Volf's answer is yes. Kidd and McDermott say no. To be sure, they all agree that the God in question is identified by Christians and Muslims, and Jews too, as the God of Abraham. The debate comes down to whether the religions have sufficiently common conceptions of Abraham's God and what that God requires of us. Volf argues that Muslims share Christians' core obligations to love God and one's neighbor. Kidd and McDermott don't think so.
We could, of course, have a discussion about whether Jews worship the same God as Christians and/or Muslims. And some would say yes; others, no. The problem, however, is that it's a question that baits its audience with the possibility of different god-beings, then switches to finer points of doctrine.
Plus, in the present case, it's all about the politics of religious conflict. Kidd gives the game away at the beginning of his review:
President George W. Bush created a boiling controversy amongst Evangelicals in 2003 when he declared that Christians and Muslims worship the same God. Many accused Bush of pandering to political correctness.
Then there's McDermott:
Do Christians and Muslims worship the same God? Since the devastating attacks of 9/11—when the world saw afresh that religion has geo-political consequences, and that Islam is the most volatile religion on the world’s stage—more and more Christians have been asking this question.
The idea seems to be that if we acknowledge that we worship the same God as the people who attacked us, we'll be less likely to consider them a hostile Other. And if we insist on the contrary, then we're free to scrutinize the teachings of the alien god for the malevolence we expect from sworn enemies.

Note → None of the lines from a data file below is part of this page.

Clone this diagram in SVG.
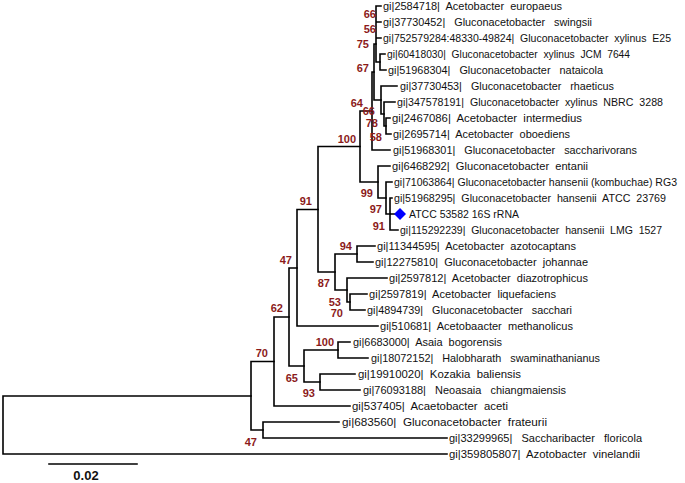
<svg xmlns="http://www.w3.org/2000/svg" width="685" height="483" viewBox="0 0 685 483">
<style>
.br{fill:none;stroke:#000;stroke-width:1.6;stroke-linecap:square}
.t{font-family:"Liberation Sans",Arial,sans-serif;font-size:11px;fill:#111;white-space:pre}
.b{font-family:"Liberation Sans",Arial,sans-serif;font-size:11px;font-weight:bold;fill:#8B1A1A;text-anchor:end}
.sc{font-family:"Liberation Sans",Arial,sans-serif;font-size:13px;font-weight:bold;fill:#111;text-anchor:middle}
</style>
<rect width="685" height="483" fill="#fff"/>
<g id="connectors" class="br">
<path d="M3 396V454M3 396H251M3 454H447"/>
<path d="M251 361.5V430M251 361.5H274M251 430H263"/>
<path d="M263 422V438M263 422H339M263 438H447"/>
<path d="M274 317V406M274 317H289M274 406H350"/>
<path d="M289 268V366M289 268H297M289 366H304"/>
<path d="M304 350V382M304 350H338M304 382H320"/>
<path d="M338 342V358M338 342H350M338 358H368"/>
<path d="M320 374V390M320 374H355M320 390H360"/>
<path d="M297 209.5V326M297 209.5H318M297 326H378"/>
<path d="M318 146.5V272M318 146.5H360M318 272H335"/>
<path d="M335 254V290M335 254H357M335 290H347"/>
<path d="M357 246V262M357 246H375M357 262H373"/>
<path d="M347 278V302M347 278H387M347 302H350"/>
<path d="M350 294V310M350 294H367M350 310H365"/>
<path d="M360 111V182M360 111H372M360 182H378"/>
<path d="M372 72V150M372 72H374M372 150H390"/>
<path d="M374 44V100M374 44H376M374 100H381"/>
<path d="M376 6V62M376 6H381M376 22H381M376 38H381M376 62H380"/>
<path d="M380 54V70M380 54H385M380 70H386"/>
<path d="M381 86V114M381 86H397M381 114H384"/>
<path d="M384 102V126M384 102H395M384 126H386"/>
<path d="M386 118V134M386 118H390M386 134H391"/>
<path d="M378 166V198M378 166H390M378 198H386"/>
<path d="M386 182V214M386 182H392M386 214H390"/>
<path d="M390 198V230M390 198H392M390 214H395M390 230H398"/>
<path d="M49 464H137"/>
</g>
<g id="leaves" xml:space="preserve">
<g id="n1"><text class="t" x="383" y="10" textLength="179" lengthAdjust="spacingAndGlyphs">gi|2584718|  Acetobacter  europaeus</text></g>
<g id="n2"><text class="t" x="383" y="26" textLength="209" lengthAdjust="spacingAndGlyphs">gi|37730452|   Gluconacetobacter   swingsii</text></g>
<g id="n3"><text class="t" x="383" y="42" textLength="288" lengthAdjust="spacingAndGlyphs">gi|752579284:48330-49824|  Gluconacetobacter  xylinus  E25</text></g>
<g id="n4"><text class="t" x="387" y="58" textLength="243" lengthAdjust="spacingAndGlyphs">gi|60418030|  Gluconacetobacter  xylinus  JCM  7644</text></g>
<g id="n5"><text class="t" x="388" y="74" textLength="215" lengthAdjust="spacingAndGlyphs">gi|51968304|   Gluconacetobacter   nataicola</text></g>
<g id="n6"><text class="t" x="400" y="90" textLength="214" lengthAdjust="spacingAndGlyphs">gi|37730453|   Gluconacetobacter   rhaeticus</text></g>
<g id="n7"><text class="t" x="397" y="106" textLength="266" lengthAdjust="spacingAndGlyphs">gi|347578191|  Gluconacetobacter  xylinus  NBRC  3288</text></g>
<g id="n8"><text class="t" x="392" y="122" textLength="190" lengthAdjust="spacingAndGlyphs">gi|2467086|  Acetobacter  intermedius</text></g>
<g id="n9"><text class="t" x="393" y="138" textLength="177" lengthAdjust="spacingAndGlyphs">gi|2695714|  Acetobacter  oboediens</text></g>
<g id="n10"><text class="t" x="393" y="154" textLength="244" lengthAdjust="spacingAndGlyphs">gi|51968301|   Gluconacetobacter   saccharivorans</text></g>
<g id="n11"><text class="t" x="392" y="170" textLength="196" lengthAdjust="spacingAndGlyphs">gi|6468292|  Gluconacetobacter  entanii</text></g>
<g id="n12"><text class="t" x="394" y="186" style="font-size:10.5px" textLength="283" lengthAdjust="spacingAndGlyphs">gi|71063864| Gluconacetobacter hansenii (kombuchae) RG3</text></g>
<g id="n13"><text class="t" x="394" y="202" textLength="272" lengthAdjust="spacingAndGlyphs">gi|51968295|  Gluconacetobacter  hansenii  ATCC  23769</text></g>
<g id="n14"><path d="M400 208L406 214L400 220L394 214Z" fill="#0000FF"/><text class="t" x="409" y="218" textLength="110" lengthAdjust="spacingAndGlyphs">ATCC 53582 16S rRNA</text></g>
<g id="n15"><text class="t" x="400" y="234" textLength="262" lengthAdjust="spacingAndGlyphs">gi|115292239|  Gluconacetobacter  hansenii  LMG  1527</text></g>
<g id="n16"><text class="t" x="377" y="250" textLength="199" lengthAdjust="spacingAndGlyphs">gi|11344595|  Acetobacter  azotocaptans</text></g>
<g id="n17"><text class="t" x="375" y="266" textLength="213" lengthAdjust="spacingAndGlyphs">gi|12275810|  Gluconacetobacter  johannae</text></g>
<g id="n18"><text class="t" x="389" y="282" textLength="199" lengthAdjust="spacingAndGlyphs">gi|2597812|  Acetobacter  diazotrophicus</text></g>
<g id="n19"><text class="t" x="369" y="298" textLength="187" lengthAdjust="spacingAndGlyphs">gi|2597819|  Acetobacter  liquefaciens</text></g>
<g id="n20"><text class="t" x="367" y="314" textLength="205" lengthAdjust="spacingAndGlyphs">gi|4894739|   Gluconacetobacter   sacchari</text></g>
<g id="n21"><text class="t" x="380" y="330" textLength="193" lengthAdjust="spacingAndGlyphs">gi|510681|  Acetobaacter  methanolicus</text></g>
<g id="n22"><text class="t" x="353" y="346" textLength="149" lengthAdjust="spacingAndGlyphs">gi|6683000|  Asaia  bogorensis</text></g>
<g id="n23"><text class="t" x="371" y="362" textLength="229" lengthAdjust="spacingAndGlyphs">gi|18072152|   Halobharath   swaminathanianus</text></g>
<g id="n24"><text class="t" x="358" y="378" textLength="163" lengthAdjust="spacingAndGlyphs">gi|19910020|  Kozakia  baliensis</text></g>
<g id="n25"><text class="t" x="363" y="394" textLength="203" lengthAdjust="spacingAndGlyphs">gi|76093188|   Neoasaia   chiangmaiensis</text></g>
<g id="n26"><text class="t" x="352" y="410" textLength="156" lengthAdjust="spacingAndGlyphs">gi|537405|  Acaetobacter  aceti</text></g>
<g id="n27"><text class="t" x="342" y="426" textLength="205" lengthAdjust="spacingAndGlyphs">gi|683560|  Gluconacetobacter  frateurii</text></g>
<g id="n28"><text class="t" x="449" y="442" textLength="193" lengthAdjust="spacingAndGlyphs">gi|33299965|   Saccharibacter   floricola</text></g>
<g id="n29"><text class="t" x="449" y="458" textLength="191" lengthAdjust="spacingAndGlyphs">gi|359805807|  Azotobacter  vinelandii</text></g>
</g>
<g id="bootstrap">
<text class="b" x="376" y="18">66</text>
<text class="b" x="376" y="33">56</text>
<text class="b" x="369" y="48">75</text>
<text class="b" x="369" y="72">67</text>
<text class="b" x="363" y="107">64</text>
<text class="b" x="375" y="115">66</text>
<text class="b" x="378" y="127">78</text>
<text class="b" x="382" y="141">58</text>
<text class="b" x="356" y="143">100</text>
<text class="b" x="373" y="197">99</text>
<text class="b" x="382" y="213">97</text>
<text class="b" x="385" y="230">91</text>
<text class="b" x="312" y="205">91</text>
<text class="b" x="352" y="250">94</text>
<text class="b" x="330" y="287">87</text>
<text class="b" x="341" y="306">53</text>
<text class="b" x="343" y="317">70</text>
<text class="b" x="292" y="264">47</text>
<text class="b" x="283" y="312">62</text>
<text class="b" x="334" y="346">100</text>
<text class="b" x="298" y="382">65</text>
<text class="b" x="315" y="397">93</text>
<text class="b" x="268" y="357">70</text>
<text class="b" x="257" y="446">47</text>
</g>
<g id="scale"><text class="sc" x="86" y="480">0.02</text></g>
</svg>
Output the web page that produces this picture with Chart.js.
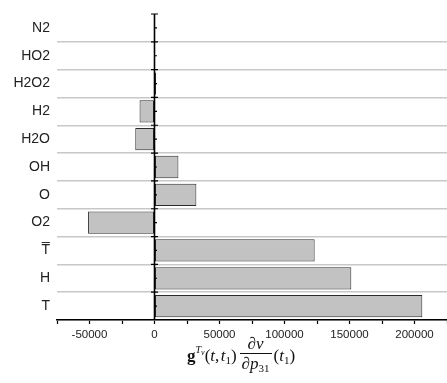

History tends to give the lie to this idea. Consider the wars between Catholics and Protestants in Early Modern Europe or Northern Ireland, or the contemporary civil wars between Shiites and Sunnis in Iraq and Syria. As Lincoln, in his Second Inaugural, said of the Union and the Confederacy, "Both read the same Bible and pray to the same God, and each invokes His aid against the other."
When it comes to armed conflict, worshiping the same God counts for nothing.